THE MARQUESS OF READING

My Lords, when I ask the noble and learned Viscount on the Woolsack to give consideration to the new situation which has arisen, I am not: going to say a word about the Amendment proposed by the noble Viscount, Lord Inchcape, who speaks with great authority on this subject; but the whole case is based on the shipping industry, which is of course an industry of enormous importance. All I would ask is that the noble Viscount should consider between this and Third Reading whether it is necessary to go the full length, or whether he could not meet the point of the noble Viscount by words limiting the application of the reinserted words to the shipping industry.

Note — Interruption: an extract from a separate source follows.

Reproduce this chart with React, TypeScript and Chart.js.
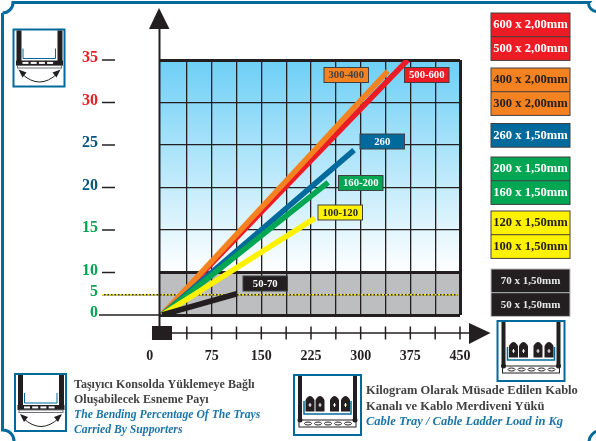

All I am saying at the present moment is that it should be considered. I quite agree with what the noble Marquess has said and, as far as I could judge, the desire in Committee was largely to give a Report stage in order that we might have an opportunity of discussion. For myself, I am very grateful for that. I would be quite content if the noble and learned Viscount would tell me that he will consider this point, remembering that the only reason why he has put these words back is due to the arguments of the noble Viscount who spoke with reference to the shipping industry.

VISCOUNT INCHCAPE

I spoke with reference to a great many industries.

THE MARQUESS OF READING

I agree there are a number of industries connected with the shipping industry. I am including them all. I am speaking of the shipping industry as a whole. All I desire to bring to your Lordships' attention is that before we get the Third Reading we should remember that what is being done is a far more important point than is perhaps realised. What is now being said for the first time in an Act of Parliament, is that a man, who is not under an obligation to work, who is free to dispose of his labour when and how he likes, renders himself liable to become a party to an offence so long as he refuses to accept employment. I think that is going further than was intended. I rather think it was what the noble and learned Viscount had in his mind when he accepted the Amendment proposed in Committee. I ask him to consider the point, for I am sure he will give it fair-minded consideration and, if he sees any way to meet it, he will.

THE LORD CHANCELLOR

Of course I must respond to the invitation from the noble and learned Marquess and I will consider the point. I know I shall not be taken as making any promise.

THE MARQUESS OF READING

No.

THE LORD CHANCELLOR

I will consider the point we have discussed today and no doubt we shall hear more of it.

THE MARQUESS OF SALISBURY

With your Lordships' consent, I would like to ask your Lordships to allow us to put down the Third Reading for Monday. In that event I shall, at the beginning of business on Monday, move that this Bill have precedence over all other Orders of the Day in order that your Lordships may have a perfectly free opportunity of discussing it on Third Reading.